Brock was inspired to create RAM when he lived among the Wapishanas tribe in the jungles of what used to be British Guiana (now Guyana) in South America. "We were 26 days on foot to the nearest town where a doctor was. These people were hunters and gatherers and seminomadic tribal people, so health care wasn’t a thing that they worried about. If they got sick and it was something that the jungle remedies wouldn’t cure, they died."
Brock learned to fly in a Piper Tri-Pacer with a tailwheel conversion in Georgetown, and with only about 30 hours of flying in two weeks, Brock bought the Tri-Pacer and dead-reckoned his way home to an 800-foot airstrip he created before he left.
"I made about a dozen airstrips in my part of the country, so what used to be a week on horseback then became just a few minutes in an airplane. And then I thought, ‘Why not bring back some medicine and vaccines in the airplane the next time I go to Georgetown?’" When he came to the United States to shoot Wild Kingdom, he saw the need for that kind of thing in the many places that they visited for the show. Now RAM has become Brock’s sole purpose.
"I don’t look at what I do as being a passion; I perceive it more like a lifelong necessity. I’ve been in that position of lying there thinking I was going to die, feeling ill from malaria and not having any medicine. Airplanes were the catalyst for what was an obvious need for people who lived in these very isolated areas.

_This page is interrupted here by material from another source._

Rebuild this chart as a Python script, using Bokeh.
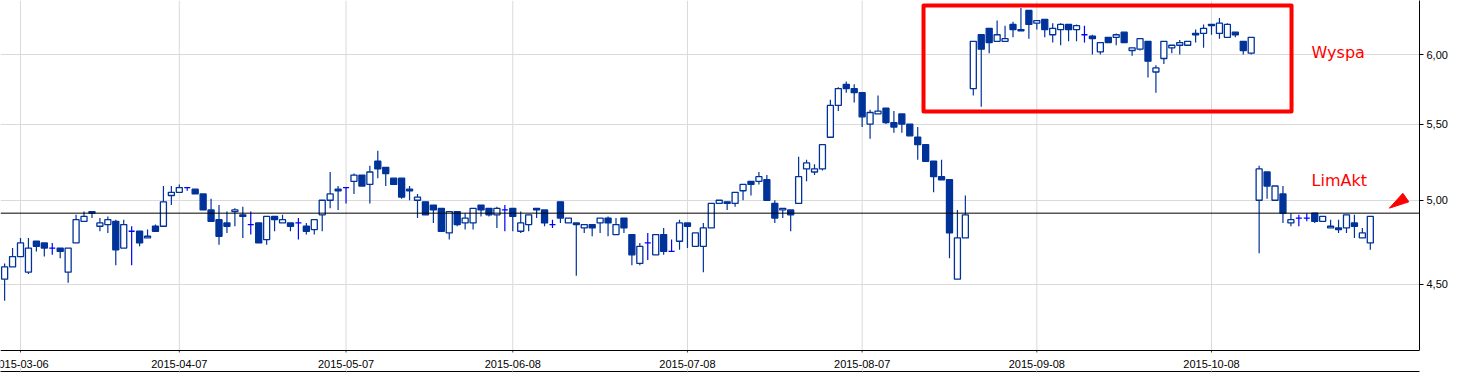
import numpy as np
from bokeh.plotting import figure
from bokeh.models import (Range1d, FixedTicker, CustomJSTickFormatter, Span, Label)
from bokeh.core.properties import value
from bokeh.embed import file_html
from bokeh.resources import INLINE

# ---------------- data ----------------
first_index = -2   # trading-day index of the first candle (0 = 2015-03-06)

opens = [4.53, 4.60, 4.66, 4.57, 4.75, 4.74, 4.71, 4.71, 4.57, 4.74,
         4.87, 4.93, 4.84, 4.85, 4.87, 4.71, 4.81, 4.81, 4.77, 4.84,
         4.84, 5.03, 5.05, 5.08, 5.07, 5.04, 4.94, 4.88, 4.86, 4.93,
         4.91, 4.85, 4.86, 4.76, 4.90, 4.86, 4.86, 4.86, 4.84, 4.82,
         4.91, 5.00, 5.07, 5.08, 5.12, 5.16, 5.10, 5.25, 5.21, 5.14,
         5.14, 5.07, 5.00, 4.99, 4.97, 4.95, 4.80, 4.93, 4.86, 4.86,
         4.97, 4.95, 4.91, 4.94, 4.95, 4.81, 4.85, 4.95, 4.94, 4.85,
         4.99, 4.86, 4.86, 4.83, 4.85, 4.86, 4.89, 4.79, 4.89, 4.79,
         4.62, 4.74, 4.67, 4.79, 4.69, 4.75, 4.86, 4.72, 4.72, 4.83,
         4.98, 4.99, 4.98, 5.06, 5.12, 5.12, 5.13, 4.98, 4.94, 4.94,
         4.98, 5.20, 5.18, 5.20, 5.41, 5.63, 5.78, 5.75, 5.72, 5.50,
         5.57, 5.61, 5.51, 5.57, 5.50, 5.41, 5.36, 5.25, 5.15, 5.13,
         4.53, 4.77, 5.75, 6.15, 6.20, 6.10, 6.10, 6.23, 6.19, 6.34,
         6.24, 6.27, 6.15, 6.19, 6.23, 6.19, 6.15, 6.14, 6.02, 6.13,
         6.13, 6.17, 6.03, 6.04, 6.10, 5.87, 5.97, 6.05, 6.07, 6.07,
         6.16, 6.16, 6.23, 6.16, 6.13, 6.17, 6.10, 6.01, 5.00, 5.18,
         5.00, 5.04, 4.86, 4.89, 4.89, 4.92, 4.87, 4.83, 4.83, 4.83,
         4.86, 4.77, 4.74]
highs = [4.62, 4.71, 4.77, 4.77, 4.75, 4.74, 4.74, 4.71, 4.71, 4.91,
         4.93, 4.93, 4.89, 4.90, 4.88, 4.88, 4.84, 4.81, 4.82, 4.85,
         5.09, 5.09, 5.10, 5.08, 5.07, 5.04, 5.01, 4.97, 4.93, 4.95,
         4.96, 4.93, 4.86, 4.90, 4.90, 4.91, 4.86, 4.89, 4.86, 4.88,
         5.00, 5.18, 5.09, 5.08, 5.17, 5.16, 5.22, 5.32, 5.21, 5.14,
         5.14, 5.09, 5.04, 4.99, 4.97, 4.95, 4.93, 4.93, 4.92, 4.95,
         4.97, 4.95, 4.96, 4.97, 4.95, 4.93, 4.91, 4.95, 4.94, 4.88,
         4.99, 4.89, 4.86, 4.85, 4.85, 4.89, 4.90, 4.89, 4.89, 4.79,
         4.74, 4.80, 4.79, 4.83, 4.76, 4.88, 4.86, 4.80, 4.86, 4.98,
         5.00, 4.99, 5.05, 5.10, 5.12, 5.18, 5.16, 5.00, 4.95, 4.94,
         5.28, 5.26, 5.23, 5.36, 5.67, 5.76, 5.80, 5.78, 5.72, 5.60,
         5.70, 5.61, 5.59, 5.57, 5.50, 5.48, 5.36, 5.25, 5.26, 5.13,
         4.94, 5.03, 6.10, 6.15, 6.20, 6.26, 6.22, 6.25, 6.36, 6.34,
         6.26, 6.27, 6.24, 6.24, 6.23, 6.23, 6.22, 6.15, 6.09, 6.13,
         6.16, 6.17, 6.05, 6.12, 6.10, 5.92, 6.10, 6.07, 6.11, 6.10,
         6.19, 6.23, 6.23, 6.28, 6.24, 6.17, 6.10, 6.13, 5.22, 5.18,
         5.09, 5.09, 4.92, 4.91, 4.92, 4.92, 4.90, 4.88, 4.88, 4.91,
         4.91, 4.83, 4.90]
lows = [4.41, 4.60, 4.66, 4.56, 4.69, 4.66, 4.67, 4.65, 4.51, 4.74,
        4.87, 4.89, 4.81, 4.80, 4.61, 4.71, 4.61, 4.72, 4.77, 4.81,
        4.84, 4.97, 5.05, 5.06, 5.04, 4.94, 4.87, 4.73, 4.80, 4.84,
        4.77, 4.79, 4.74, 4.73, 4.81, 4.86, 4.81, 4.76, 4.79, 4.79,
        4.81, 4.95, 4.94, 4.98, 5.04, 5.09, 4.98, 5.14, 5.09, 5.10,
        5.01, 5.00, 4.89, 4.91, 4.86, 4.81, 4.76, 4.84, 4.82, 4.82,
        4.90, 4.90, 4.83, 4.81, 4.81, 4.80, 4.81, 4.89, 4.84, 4.83,
        4.86, 4.86, 4.55, 4.80, 4.78, 4.80, 4.78, 4.79, 4.80, 4.61,
        4.61, 4.64, 4.67, 4.67, 4.69, 4.70, 4.71, 4.72, 4.57, 4.83,
        4.98, 4.94, 4.96, 5.00, 5.03, 5.10, 5.00, 4.86, 4.89, 4.81,
        4.98, 5.12, 5.16, 5.19, 5.41, 5.59, 5.72, 5.65, 5.48, 5.40,
        5.57, 5.50, 5.44, 5.44, 5.42, 5.26, 5.25, 5.05, 5.13, 4.65,
        4.53, 4.77, 5.70, 5.62, 6.01, 6.10, 6.10, 6.13, 6.18, 6.12,
        6.19, 6.13, 6.09, 6.07, 6.10, 6.10, 6.09, 6.00, 6.00, 6.09,
        6.07, 6.09, 5.99, 6.03, 5.83, 5.72, 5.93, 6.01, 6.00, 6.07,
        6.09, 6.05, 6.15, 6.12, 6.13, 6.13, 6.00, 6.00, 4.68, 5.01,
        5.00, 4.86, 4.84, 4.84, 4.87, 4.86, 4.87, 4.83, 4.80, 4.80,
        4.77, 4.77, 4.70]
closes = [4.60, 4.66, 4.74, 4.71, 4.72, 4.71, 4.71, 4.69, 4.71, 4.88,
          4.90, 4.92, 4.86, 4.88, 4.70, 4.85, 4.81, 4.74, 4.78, 4.81,
          4.99, 5.05, 5.08, 5.08, 5.04, 4.94, 4.87, 4.78, 4.84, 4.94,
          4.90, 4.85, 4.74, 4.90, 4.88, 4.88, 4.84, 4.86, 4.81, 4.88,
          5.00, 5.04, 5.06, 5.08, 5.16, 5.09, 5.18, 5.20, 5.17, 5.10,
          5.02, 5.06, 5.02, 4.91, 4.94, 4.81, 4.93, 4.85, 4.89, 4.95,
          4.94, 4.91, 4.95, 4.94, 4.90, 4.86, 4.91, 4.94, 4.86, 4.85,
          4.89, 4.89, 4.85, 4.85, 4.83, 4.89, 4.86, 4.85, 4.83, 4.67,
          4.72, 4.74, 4.79, 4.69, 4.69, 4.86, 4.84, 4.80, 4.83, 4.98,
          5.00, 4.98, 5.05, 5.10, 5.10, 5.15, 5.00, 4.89, 4.95, 4.91,
          5.15, 5.24, 5.20, 5.36, 5.63, 5.75, 5.75, 5.72, 5.55, 5.58,
          5.59, 5.51, 5.48, 5.50, 5.42, 5.36, 5.25, 5.15, 5.13, 4.80,
          4.77, 4.91, 6.10, 6.04, 6.09, 6.15, 6.12, 6.19, 6.18, 6.23,
          6.26, 6.19, 6.20, 6.23, 6.19, 6.22, 6.15, 6.12, 6.09, 6.09,
          6.15, 6.09, 6.05, 6.12, 5.95, 5.90, 6.10, 6.07, 6.09, 6.10,
          6.15, 6.20, 6.22, 6.24, 6.23, 6.15, 6.03, 6.13, 5.20, 5.09,
          5.09, 4.92, 4.88, 4.89, 4.89, 4.87, 4.90, 4.84, 4.82, 4.91,
          4.84, 4.80, 4.90]

tick_index = [0, 20, 41, 62, 84, 106, 128, 150]
tick_labels = ["2015-03-06", "2015-04-07", "2015-05-07", "2015-06-08",
               "2015-07-08", "2015-08-07", "2015-09-08", "2015-10-08"]
price_ticks = [4.5, 5.0, 5.5, 6.0]
ref_level = 4.92

# annotations (index / price space)
box_x = [113.73, 160.08]
box_y = [5.587, 6.379]
note_texts = ["Wyspa", "LimAkt"]
note_x = [162.6, 162.6]
note_y = [6.015, 5.122]
arrow_x = [172.4, 174.1, 174.85]
arrow_y = [4.951, 5.044, 4.99]

# ---------------- layout levels (price space of the log axis) ----------------
Y_TOP = 6.4193        # top of the drawing area
Y_AXIS = 4.1434       # price panel bottom line
Y_TICK = 4.1331       # end of the small date ticks
Y_LABEL = 4.0715      # baseline of the date labels
Y_GRID2 = 4.0562      # gridline restarts under the labels
Y_BOTTOM = 4.036      # top line of the next panel
X_LEFT, X_RIGHT = -2.519, 176.196

# ---------------- styling ----------------
DARK = "#003399"
BRIGHT = "#0000ff"
GRID = "#dadada"
FONT = "Liberation Sans"

x = np.arange(len(opens)) + first_index
o = np.array(opens); h = np.array(highs); l = np.array(lows); c = np.array(closes)
up = c > o
down = c < o
doji = c == o
nd = ~doji
tx = np.array(tick_index, dtype=float)

p = figure(frame_width=1419, frame_height=371,
           x_range=Range1d(X_LEFT, X_RIGHT), y_range=Range1d(Y_BOTTOM, Y_TOP),
           y_axis_type="log", y_axis_location="right",
           output_backend="svg", toolbar_location=None,
           min_border_left=0, min_border_top=0, min_border_right=36, min_border_bottom=0,
           background_fill_color="white", border_fill_color="white",
           outline_line_color=None)

# right price axis (line only along the price panel)
yax = p.yaxis[0]
yax.ticker = FixedTicker(ticks=price_ticks)
yax.formatter = CustomJSTickFormatter(code="return tick.toFixed(2).replace('.', ',');")
yax.bounds = (Y_AXIS, Y_TOP)
yax.major_tick_out = 4
yax.major_tick_in = 0
yax.minor_tick_out = 0
yax.minor_tick_in = 0
yax.major_label_standoff = 3
yax.major_label_text_font = FONT
yax.major_label_text_font_size = "11px"
yax.major_label_text_color = "black"
yax.axis_line_color = "black"
yax.major_tick_line_color = "black"

# bottom axis = top border of the next panel (gridline stubs as ticks)
xax = p.xaxis[0]
xax.ticker = FixedTicker(ticks=tick_index)
xax.major_label_overrides = {t: "" for t in tick_index}
xax.major_tick_out = 2
xax.major_tick_in = 0
xax.minor_tick_out = 0
xax.minor_tick_in = 0
xax.major_label_standoff = 0
xax.major_label_text_font_size = "1px"
xax.axis_line_color = "black"
xax.major_tick_line_color = GRID

p.xgrid.visible = False
p.ygrid.ticker = FixedTicker(ticks=price_ticks)
p.ygrid.grid_line_color = GRID
p.ygrid.grid_line_width = 1

# vertical gridlines (price panel and under the labels)
p.segment(tx, Y_AXIS, tx, Y_TOP, line_color=GRID, line_width=1)
p.segment(tx, Y_BOTTOM, tx, Y_GRID2, line_color=GRID, line_width=1)

# price panel bottom line + date ticks + date labels
p.add_layout(Span(location=Y_AXIS, dimension="width", line_color="black", line_width=1))
p.segment(tx, Y_AXIS, tx, Y_TICK, line_color="#444444", line_width=1)
p.text(x=tx, y=[Y_LABEL] * len(tick_index), text=tick_labels,
       text_font=value(FONT), text_font_size="11px", text_color="black",
       text_align="center", text_baseline="alphabetic")

# reference line
p.add_layout(Span(location=ref_level, dimension="width", line_color="black", line_width=1))

# wicks
p.segment(x[nd], l[nd], x[nd], h[nd], line_color=DARK, line_width=1.2)
p.segment(x[doji], l[doji], x[doji], h[doji], line_color=BRIGHT, line_width=1.2)

# bodies
bw = 0.76
p.vbar(x=x[down], top=o[down], bottom=c[down], width=bw,
       fill_color=DARK, line_color=DARK, line_width=1.3)
p.vbar(x=x[up], top=c[up], bottom=o[up], width=bw,
       fill_color="white", line_color=DARK, line_width=1.3)
p.segment(x[doji] - bw / 2, c[doji], x[doji] + bw / 2, c[doji],
          line_color=BRIGHT, line_width=1.3)

# annotations
p.quad(left=[box_x[0]], right=[box_x[1]], bottom=[box_y[0]], top=[box_y[1]],
       fill_color=None, line_color="red", line_width=4, line_join="round")
for t, txx, ty in zip(note_texts, note_x, note_y):
    p.add_layout(Label(x=txx, y=ty, text=t, text_color="red", text_font="DejaVu Sans",
                       text_font_size="16px", text_baseline="alphabetic", text_align="left"))
p.patch(arrow_x, arrow_y, fill_color="red", line_color="red", line_width=1)

open("out.html", "w").write(file_html(p, INLINE))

"There’s a lot of satisfaction in what we do," said Brock. One of his fondest memories was of a woman on another mission in Appalachia who, after receiving her new pair of glasses, was in tears of gratitude. She asked the RAM volunteers to call the supervisor at a local plant where she had applied for a job. Apparently, the woman was unable to get a job because she couldn’t meet the eyesight requirement for the job, which involved the ability to thread needles. After she got the glasses, a RAM volunteer called the supervisor and said that she could now meet the sight requirement, and she was going to come over and interview for the job. "Long story short, she got the job," said Brock. "For that woman, the most important thing in her life was to get her sight back to a point where she could get the job." So it appears that Brock’s vision of free health care in the jungles of South America has made the dreams of the needy come true in the United States and other countries in the world.